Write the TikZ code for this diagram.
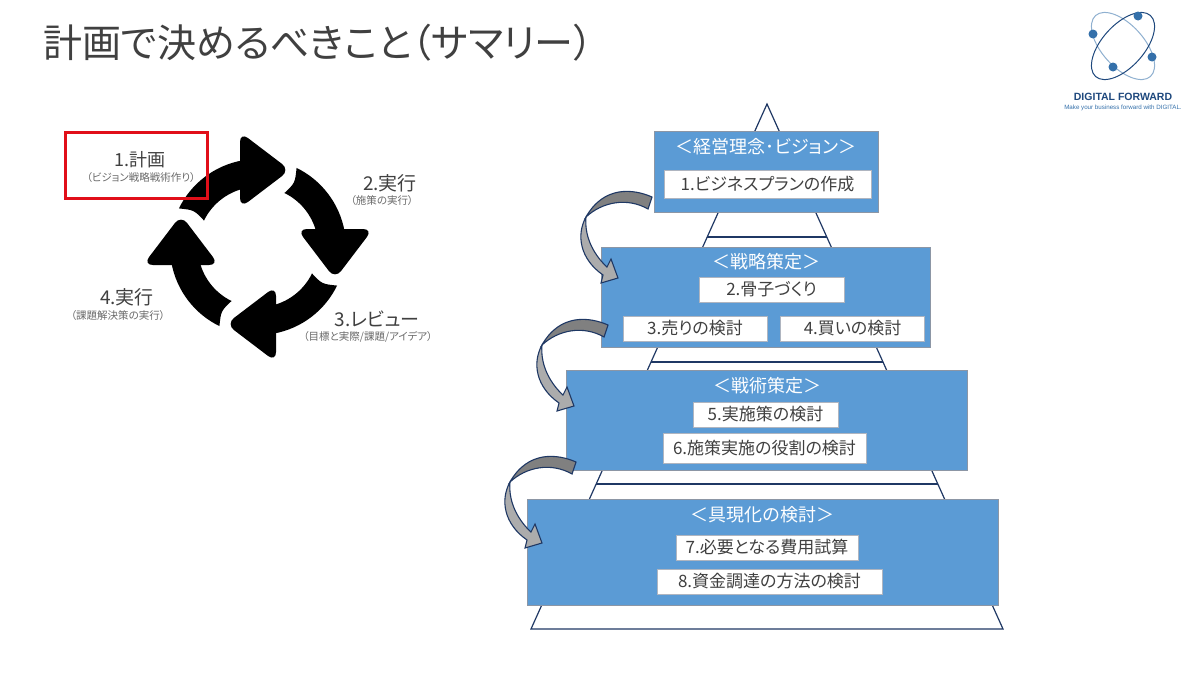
\documentclass[tikz,border=0pt]{standalone}
\usepackage{fontspec}
\usepackage{xcolor}
\setmainfont[RawFeature=+palt]{Noto Sans CJK JP}
\newfontfamily\logofont{Liberation Sans}
\usetikzlibrary{positioning,calc}
\definecolor{dText}{RGB}{64,64,64}
\definecolor{dSub}{RGB}{105,105,105}
\definecolor{dTier}{RGB}{91,155,213}
\definecolor{dEdge}{RGB}{140,150,165}
\definecolor{dNavy}{RGB}{31,56,100}
\definecolor{dRed}{RGB}{225,15,25}
\definecolor{dBand}{RGB}{128,128,128}
\definecolor{dBand2}{RGB}{172,172,172}
\definecolor{dLogo}{RGB}{30,72,125}
\definecolor{dBall}{RGB}{52,112,170}
\tikzset{
  tier/.style={rectangle, draw=dEdge, line width=0.5pt, fill=dTier, inner sep=0pt},
  item/.style={rectangle, draw=dEdge!70, line width=0.6pt, fill=white, inner sep=0pt,
               minimum height=25pt, text=dText, font=\fontsize{17}{18}\selectfont},
  head/.style={text=white, inner sep=0pt, font=\fontsize{18}{19}\selectfont},
  stage/.style={text=dText, inner sep=0pt, font=\fontsize{19}{20}\selectfont},
  note/.style={text=dSub, inner sep=0pt, font=\fontsize{10.5}{11}\selectfont},
  pyr/.style={draw=dNavy, line width=1.2pt},
  orbit/.style={line width=1pt},
  ball/.style={circle, fill=dBall, minimum size=9pt, inner sep=0pt},
  band/.style={draw=dNavy, line width=1.1pt},
}
% curved arrow between tiers, #1 is the upper corner of its tail
\newcommand{\TierArrow}[1]{%
  \begin{scope}[shift={#1}, yscale=-1]
    \draw[band, fill=dBand2] (-66,20) .. controls (-76,38) and (-72,62) .. (-49,78)
      -- (-51,86) -- (-34,81) -- (-41,62) -- (-45,70)
      .. controls (-56,60) and (-68,42) .. (-66,20) -- cycle;
    \draw[band, fill=dBand] (0,0) .. controls (-18,-8) and (-48,-12) .. (-66,20)
      .. controls (-50,5) and (-25,0) .. (-4,12) -- cycle;
  \end{scope}}
\begin{document}
\begin{tikzpicture}[x=1pt, y=1pt]
  \useasboundingbox[fill=white] (0,-675) rectangle (1200,0);

  \node[text=dText, inner sep=0pt, anchor=west, font=\fontsize{39}{40}\selectfont] (title)
    at (43,-43) {計画で決めるべきこと（サマリー）};

  % logo
  \coordinate (orb) at (1123,-46);
  \draw[orbit, draw=dBall!55] (orb) ellipse [x radius=41, y radius=21, rotate=-48];
  \draw[orbit, draw=dLogo] (orb) ellipse [x radius=41, y radius=21, rotate=48];
  \node[ball] (ballA) at (1138,-16) {};
  \node[ball] (ballB) at (1093,-34) {};
  \node[ball] (ballC) at (1152,-57) {};
  \node[ball] (ballD) at (1113,-67) {};
  \node[text=dLogo, inner sep=0pt, font=\logofont\bfseries\fontsize{10.5}{11}\selectfont] (brand)
    at (1123,-97) {DIGITAL FORWARD};
  \node[text=dBall, inner sep=0pt, font=\logofont\fontsize{6.2}{7}\selectfont] (slogan)
    at (1123,-108) {Make your business forward with DIGITAL.};

  % cycle
  \foreach \ang in {0,-90,-180,-270}{
    \begin{scope}[shift={(258,-247)}, rotate=\ang]
      \fill[black] (154:88) arc[start angle=154, end angle=100.5, radius=88]
        -- (-16,58) arc[start angle=105.4, end angle=154, radius=60]
        .. controls (-64,37) .. (154:88) -- cycle;
      \fill[black, rounded corners=10pt] (-18,77) -- (-18,115) -- (32,77) -- (-18,39) -- cycle;
    \end{scope}
  }
  \node[stage, font=\fontsize{18}{19}\selectfont] (planA) at (140,-160) {1.計画};
  \node[note] (planB) at (141,-178) {（ビジョン戦略戦術作り）};
  \node[stage] (execA) at (390,-183) {2.実行};
  \node[note] (execB) at (382,-201) {（施策の実行）};
  \node[stage] (revA) at (377,-319) {3.レビュー};
  \node[note] (revB) at (368,-337) {（目標と実際/課題/アイデア）};
  \node[stage] (doA) at (127,-297) {4.実行};
  \node[note] (doB) at (118,-316) {（課題解決策の実行）};
  \draw[draw=dRed, line width=3pt] (65,-132) rectangle (207,-198);

  % pyramid behind the tiers
  \coordinate (apex) at (767,-104);
  \coordinate (baseL) at (531,-629);
  \coordinate (baseR) at (1003,-629);
  \draw[pyr] (apex) -- (baseL) -- (baseR) -- cycle;
  \foreach \lv in {0.2533,0.4914,0.7238}{
    \draw[pyr] ($(apex)!\lv!(baseL)$) -- ($(apex)!\lv!(baseR)$);
  }

  \node[tier, minimum width=224pt, minimum height=81pt] (tierA) at (766,-171.5) {};
  \node[tier, minimum width=329pt, minimum height=100pt] (tierB) at (765.5,-297) {};
  \node[tier, minimum width=401pt, minimum height=100pt] (tierC) at (766.5,-420) {};
  \node[tier, minimum width=471pt, minimum height=106pt] (tierD) at (762.5,-552) {};

  \node[head] (headA) at (766,-147) {＜経営理念･ビジョン＞};
  \node[head] (headB) at (766,-262) {＜戦略策定＞};
  \node[head] (headC) at (767,-386) {＜戦術策定＞};
  \node[head] (headD) at (762.5,-515) {＜具現化の検討＞};

  \node[item, minimum width=207pt, minimum height=28pt] (itemA) at (767.5,-184) {1.ビジネスプランの作成};
  \node[item, minimum width=145pt] (itemB) at (771.5,-289.5) {2.骨子づくり};
  \node[item, minimum width=144pt] (itemC) at (695,-328.5) {3.売りの検討};
  \node[item, minimum width=144pt, right=13pt of itemC] (itemD) {4.買いの検討};
  \node[item, minimum width=145pt] (itemE) at (765.5,-414.5) {5.実施策の検討};
  \node[item, minimum width=203pt, minimum height=30pt] (itemF) at (764.5,-448) {6.施策実施の役割の検討};
  \node[item, minimum width=182pt] (itemG) at (767,-547.5) {7.必要となる費用試算};
  \node[item, minimum width=225pt] (itemH) at (769.5,-581.5) {8.資金調達の方法の検討};

  \TierArrow{(652,-197)}
  \TierArrow{(608,-325)}
  \TierArrow{(576,-462)}
\end{tikzpicture}
\end{document}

====

# [AIM OF THE TASK]
All the lines above are to be reproduced exactly, except the pictures.

# [TASK SOLUTION]
Write the TikZ code for this diagram.
\documentclass[tikz,border=0pt]{standalone}
\usepackage{fontspec}
\usepackage{xcolor}
\setmainfont[RawFeature=+palt]{Noto Sans CJK JP}
\newfontfamily\logofont{Liberation Sans}
\usetikzlibrary{positioning,calc}
\definecolor{dText}{RGB}{64,64,64}
\definecolor{dSub}{RGB}{105,105,105}
\definecolor{dTier}{RGB}{91,155,213}
\definecolor{dEdge}{RGB}{140,150,165}
\definecolor{dNavy}{RGB}{31,56,100}
\definecolor{dRed}{RGB}{225,15,25}
\definecolor{dBand}{RGB}{128,128,128}
\definecolor{dBand2}{RGB}{172,172,172}
\definecolor{dLogo}{RGB}{30,72,125}
\definecolor{dBall}{RGB}{52,112,170}
\tikzset{
  tier/.style={rectangle, draw=dEdge, line width=0.5pt, fill=dTier, inner sep=0pt},
  item/.style={rectangle, draw=dEdge!70, line width=0.6pt, fill=white, inner sep=0pt,
               minimum height=25pt, text=dText, font=\fontsize{17}{18}\selectfont},
  head/.style={text=white, inner sep=0pt, font=\fontsize{18}{19}\selectfont},
  stage/.style={text=dText, inner sep=0pt, font=\fontsize{19}{20}\selectfont},
  note/.style={text=dSub, inner sep=0pt, font=\fontsize{10.5}{11}\selectfont},
  pyr/.style={draw=dNavy, line width=1.2pt},
  orbit/.style={line width=1pt},
  ball/.style={circle, fill=dBall, minimum size=9pt, inner sep=0pt},
  band/.style={draw=dNavy, line width=1.1pt},
}
% curved arrow between tiers, #1 is the upper corner of its tail
\newcommand{\TierArrow}[1]{%
  \begin{scope}[shift={#1}, yscale=-1]
    \draw[band, fill=dBand2] (-66,20) .. controls (-76,38) and (-72,62) .. (-49,78)
      -- (-51,86) -- (-34,81) -- (-41,62) -- (-45,70)
      .. controls (-56,60) and (-68,42) .. (-66,20) -- cycle;
    \draw[band, fill=dBand] (0,0) .. controls (-18,-8) and (-48,-12) .. (-66,20)
      .. controls (-50,5) and (-25,0) .. (-4,12) -- cycle;
  \end{scope}}
\begin{document}
\begin{tikzpicture}[x=1pt, y=1pt]
  \useasboundingbox[fill=white] (0,-675) rectangle (1200,0);

  \node[text=dText, inner sep=0pt, anchor=west, font=\fontsize{39}{40}\selectfont] (title)
    at (43,-43) {計画で決めるべきこと（サマリー）};

  % logo
  \coordinate (orb) at (1123,-46);
  \draw[orbit, draw=dBall!55] (orb) ellipse [x radius=41, y radius=21, rotate=-48];
  \draw[orbit, draw=dLogo] (orb) ellipse [x radius=41, y radius=21, rotate=48];
  \node[ball] (ballA) at (1138,-16) {};
  \node[ball] (ballB) at (1093,-34) {};
  \node[ball] (ballC) at (1152,-57) {};
  \node[ball] (ballD) at (1113,-67) {};
  \node[text=dLogo, inner sep=0pt, font=\logofont\bfseries\fontsize{10.5}{11}\selectfont] (brand)
    at (1123,-97) {DIGITAL FORWARD};
  \node[text=dBall, inner sep=0pt, font=\logofont\fontsize{6.2}{7}\selectfont] (slogan)
    at (1123,-108) {Make your business forward with DIGITAL.};

  % cycle
  \foreach \ang in {0,-90,-180,-270}{
    \begin{scope}[shift={(258,-247)}, rotate=\ang]
      \fill[black] (154:88) arc[start angle=154, end angle=100.5, radius=88]
        -- (-16,58) arc[start angle=105.4, end angle=154, radius=60]
        .. controls (-64,37) .. (154:88) -- cycle;
      \fill[black, rounded corners=10pt] (-18,77) -- (-18,115) -- (32,77) -- (-18,39) -- cycle;
    \end{scope}
  }
  \node[stage, font=\fontsize{18}{19}\selectfont] (planA) at (140,-160) {1.計画};
  \node[note] (planB) at (141,-178) {（ビジョン戦略戦術作り）};
  \node[stage] (execA) at (390,-183) {2.実行};
  \node[note] (execB) at (382,-201) {（施策の実行）};
  \node[stage] (revA) at (377,-319) {3.レビュー};
  \node[note] (revB) at (368,-337) {（目標と実際/課題/アイデア）};
  \node[stage] (doA) at (127,-297) {4.実行};
  \node[note] (doB) at (118,-316) {（課題解決策の実行）};
  \draw[draw=dRed, line width=3pt] (65,-132) rectangle (207,-198);

  % pyramid behind the tiers
  \coordinate (apex) at (767,-104);
  \coordinate (baseL) at (531,-629);
  \coordinate (baseR) at (1003,-629);
  \draw[pyr] (apex) -- (baseL) -- (baseR) -- cycle;
  \foreach \lv in {0.2533,0.4914,0.7238}{
    \draw[pyr] ($(apex)!\lv!(baseL)$) -- ($(apex)!\lv!(baseR)$);
  }

  \node[tier, minimum width=224pt, minimum height=81pt] (tierA) at (766,-171.5) {};
  \node[tier, minimum width=329pt, minimum height=100pt] (tierB) at (765.5,-297) {};
  \node[tier, minimum width=401pt, minimum height=100pt] (tierC) at (766.5,-420) {};
  \node[tier, minimum width=471pt, minimum height=106pt] (tierD) at (762.5,-552) {};

  \node[head] (headA) at (766,-147) {＜経営理念･ビジョン＞};
  \node[head] (headB) at (766,-262) {＜戦略策定＞};
  \node[head] (headC) at (767,-386) {＜戦術策定＞};
  \node[head] (headD) at (762.5,-515) {＜具現化の検討＞};

  \node[item, minimum width=207pt, minimum height=28pt] (itemA) at (767.5,-184) {1.ビジネスプランの作成};
  \node[item, minimum width=145pt] (itemB) at (771.5,-289.5) {2.骨子づくり};
  \node[item, minimum width=144pt] (itemC) at (695,-328.5) {3.売りの検討};
  \node[item, minimum width=144pt, right=13pt of itemC] (itemD) {4.買いの検討};
  \node[item, minimum width=145pt] (itemE) at (765.5,-414.5) {5.実施策の検討};
  \node[item, minimum width=203pt, minimum height=30pt] (itemF) at (764.5,-448) {6.施策実施の役割の検討};
  \node[item, minimum width=182pt] (itemG) at (767,-547.5) {7.必要となる費用試算};
  \node[item, minimum width=225pt] (itemH) at (769.5,-581.5) {8.資金調達の方法の検討};

  \TierArrow{(652,-197)}
  \TierArrow{(608,-325)}
  \TierArrow{(576,-462)}
\end{tikzpicture}
\end{document}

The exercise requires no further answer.